* [REQUIREMENT] Reproduce every line of the listing as written, apart from the pictures.

━━━━━ AVAILABLE DATA

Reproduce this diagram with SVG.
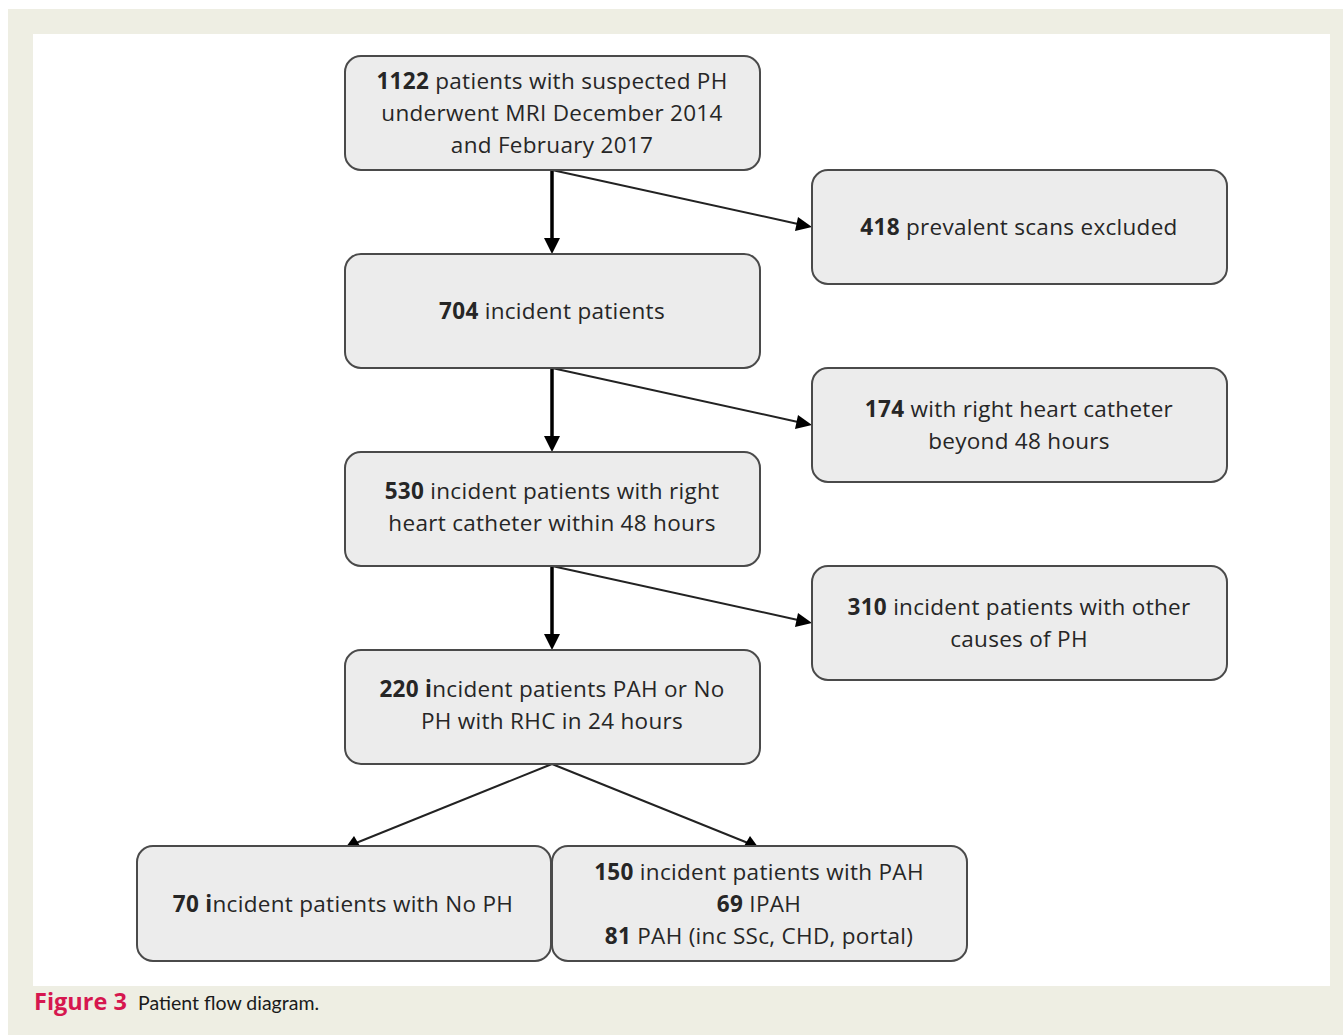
<svg xmlns="http://www.w3.org/2000/svg" width="1343" height="1035" viewBox="0 0 1343 1035">
<defs>
<style>
.box{fill:#ececec;stroke:#4a4a4a;stroke-width:2}
.t{font-family:"Open Sans","DejaVu Sans",sans-serif;font-size:22.5px;letter-spacing:0.3px;fill:#262626;text-anchor:middle}
.b{font-weight:bold}
.thick{stroke:#000;stroke-width:3.5;fill:none}
.thin{stroke:#222;stroke-width:2;fill:none}
</style>
</defs>
<rect x="0" y="0" width="1343" height="1035" fill="#ffffff"/>
<rect x="8" y="9" width="1335" height="1026" fill="#eeeee3"/>
<rect x="33" y="34" width="1297" height="952" fill="#ffffff"/>

<g id="connectors">
<line class="thick" x1="552" y1="170" x2="552" y2="240"/>
<path d="M544,238 L560,238 L552,254 z" fill="#000"/>
<line class="thin" x1="552" y1="170" x2="798" y2="224"/>
<path d="M812,227 L795,231 L798,217 z" fill="#000"/>
<line class="thick" x1="552" y1="368" x2="552" y2="438"/>
<path d="M544,436 L560,436 L552,452 z" fill="#000"/>
<line class="thin" x1="552" y1="368" x2="798" y2="422"/>
<path d="M812,425 L795,429 L798,415 z" fill="#000"/>
<line class="thick" x1="552" y1="566" x2="552" y2="636"/>
<path d="M544,634 L560,634 L552,650 z" fill="#000"/>
<line class="thin" x1="552" y1="566" x2="798" y2="620"/>
<path d="M812,623 L795,627 L798,613 z" fill="#000"/>
<line class="thin" x1="552" y1="764" x2="356" y2="843"/>
<path d="M346,847 L354,836 L360,846 z" fill="#000"/>
<line class="thin" x1="552" y1="764" x2="748" y2="843"/>
<path d="M758,847 L744,846 L750,836 z" fill="#000"/>
</g>

<g id="n1">
<rect class="box" x="345" y="56" width="415" height="114" rx="16"/>
<text class="t" x="552" y="89"><tspan class="b">1122</tspan> patients with suspected PH</text>
<text class="t" x="552" y="121">underwent  MRI December 2014</text>
<text class="t" x="552" y="153">and February 2017</text>
</g>
<g id="n2">
<rect class="box" x="812" y="170" width="415" height="114" rx="16"/>
<text class="t" x="1019" y="235"><tspan class="b">418</tspan> prevalent scans excluded</text>
</g>
<g id="n3">
<rect class="box" x="345" y="254" width="415" height="114" rx="16"/>
<text class="t" x="552" y="319"><tspan class="b">704</tspan> incident patients</text>
</g>
<g id="n4">
<rect class="box" x="812" y="368" width="415" height="114" rx="16"/>
<text class="t" x="1019" y="417"><tspan class="b">174</tspan> with right heart catheter</text>
<text class="t" x="1019" y="449">beyond 48 hours</text>
</g>
<g id="n5">
<rect class="box" x="345" y="452" width="415" height="114" rx="16"/>
<text class="t" x="552" y="499"><tspan class="b">530</tspan> incident patients with right</text>
<text class="t" x="552" y="531">heart catheter within 48 hours</text>
</g>
<g id="n6">
<rect class="box" x="812" y="566" width="415" height="114" rx="16"/>
<text class="t" x="1019" y="615"><tspan class="b">310</tspan> incident patients with other</text>
<text class="t" x="1019" y="647">causes of PH</text>
</g>
<g id="n7">
<rect class="box" x="345" y="650" width="415" height="114" rx="16"/>
<text class="t" x="552" y="697"><tspan class="b">220 i</tspan>ncident patients PAH or No</text>
<text class="t" x="552" y="729">PH with RHC in 24 hours</text>
</g>
<g id="n8">
<rect class="box" x="137" y="846" width="414" height="115" rx="16"/>
<text class="t" x="343" y="912"><tspan class="b">70 i</tspan>ncident patients with No PH</text>
</g>
<g id="n9">
<rect class="box" x="552" y="846" width="415" height="115" rx="16"/>
<text class="t" x="759" y="880"><tspan class="b">150</tspan> incident patients with PAH</text>
<text class="t" x="759" y="912"><tspan class="b">69</tspan> IPAH</text>
<text class="t" x="759" y="944"><tspan class="b">81</tspan> PAH (inc SSc, CHD, portal)</text>
</g>

<g id="caption">
<text x="34" y="1010" font-family="'Open Sans','DejaVu Sans',sans-serif" font-size="23.5" font-weight="bold" fill="#d6174f">Figure 3</text>
<text x="138" y="1010" font-family="Lato,'Liberation Sans',sans-serif" font-size="19.5" fill="#1a1a1a">Patient flow diagram.</text>
</g>
</svg>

━━━━━━━━━━

* [FINAL RESULT]
Reproduce this diagram with SVG.
<svg xmlns="http://www.w3.org/2000/svg" width="1343" height="1035" viewBox="0 0 1343 1035">
<defs>
<style>
.box{fill:#ececec;stroke:#4a4a4a;stroke-width:2}
.t{font-family:"Open Sans","DejaVu Sans",sans-serif;font-size:22.5px;letter-spacing:0.3px;fill:#262626;text-anchor:middle}
.b{font-weight:bold}
.thick{stroke:#000;stroke-width:3.5;fill:none}
.thin{stroke:#222;stroke-width:2;fill:none}
</style>
</defs>
<rect x="0" y="0" width="1343" height="1035" fill="#ffffff"/>
<rect x="8" y="9" width="1335" height="1026" fill="#eeeee3"/>
<rect x="33" y="34" width="1297" height="952" fill="#ffffff"/>

<g id="connectors">
<line class="thick" x1="552" y1="170" x2="552" y2="240"/>
<path d="M544,238 L560,238 L552,254 z" fill="#000"/>
<line class="thin" x1="552" y1="170" x2="798" y2="224"/>
<path d="M812,227 L795,231 L798,217 z" fill="#000"/>
<line class="thick" x1="552" y1="368" x2="552" y2="438"/>
<path d="M544,436 L560,436 L552,452 z" fill="#000"/>
<line class="thin" x1="552" y1="368" x2="798" y2="422"/>
<path d="M812,425 L795,429 L798,415 z" fill="#000"/>
<line class="thick" x1="552" y1="566" x2="552" y2="636"/>
<path d="M544,634 L560,634 L552,650 z" fill="#000"/>
<line class="thin" x1="552" y1="566" x2="798" y2="620"/>
<path d="M812,623 L795,627 L798,613 z" fill="#000"/>
<line class="thin" x1="552" y1="764" x2="356" y2="843"/>
<path d="M346,847 L354,836 L360,846 z" fill="#000"/>
<line class="thin" x1="552" y1="764" x2="748" y2="843"/>
<path d="M758,847 L744,846 L750,836 z" fill="#000"/>
</g>

<g id="n1">
<rect class="box" x="345" y="56" width="415" height="114" rx="16"/>
<text class="t" x="552" y="89"><tspan class="b">1122</tspan> patients with suspected PH</text>
<text class="t" x="552" y="121">underwent  MRI December 2014</text>
<text class="t" x="552" y="153">and February 2017</text>
</g>
<g id="n2">
<rect class="box" x="812" y="170" width="415" height="114" rx="16"/>
<text class="t" x="1019" y="235"><tspan class="b">418</tspan> prevalent scans excluded</text>
</g>
<g id="n3">
<rect class="box" x="345" y="254" width="415" height="114" rx="16"/>
<text class="t" x="552" y="319"><tspan class="b">704</tspan> incident patients</text>
</g>
<g id="n4">
<rect class="box" x="812" y="368" width="415" height="114" rx="16"/>
<text class="t" x="1019" y="417"><tspan class="b">174</tspan> with right heart catheter</text>
<text class="t" x="1019" y="449">beyond 48 hours</text>
</g>
<g id="n5">
<rect class="box" x="345" y="452" width="415" height="114" rx="16"/>
<text class="t" x="552" y="499"><tspan class="b">530</tspan> incident patients with right</text>
<text class="t" x="552" y="531">heart catheter within 48 hours</text>
</g>
<g id="n6">
<rect class="box" x="812" y="566" width="415" height="114" rx="16"/>
<text class="t" x="1019" y="615"><tspan class="b">310</tspan> incident patients with other</text>
<text class="t" x="1019" y="647">causes of PH</text>
</g>
<g id="n7">
<rect class="box" x="345" y="650" width="415" height="114" rx="16"/>
<text class="t" x="552" y="697"><tspan class="b">220 i</tspan>ncident patients PAH or No</text>
<text class="t" x="552" y="729">PH with RHC in 24 hours</text>
</g>
<g id="n8">
<rect class="box" x="137" y="846" width="414" height="115" rx="16"/>
<text class="t" x="343" y="912"><tspan class="b">70 i</tspan>ncident patients with No PH</text>
</g>
<g id="n9">
<rect class="box" x="552" y="846" width="415" height="115" rx="16"/>
<text class="t" x="759" y="880"><tspan class="b">150</tspan> incident patients with PAH</text>
<text class="t" x="759" y="912"><tspan class="b">69</tspan> IPAH</text>
<text class="t" x="759" y="944"><tspan class="b">81</tspan> PAH (inc SSc, CHD, portal)</text>
</g>

<g id="caption">
<text x="34" y="1010" font-family="'Open Sans','DejaVu Sans',sans-serif" font-size="23.5" font-weight="bold" fill="#d6174f">Figure 3</text>
<text x="138" y="1010" font-family="Lato,'Liberation Sans',sans-serif" font-size="19.5" fill="#1a1a1a">Patient flow diagram.</text>
</g>
</svg>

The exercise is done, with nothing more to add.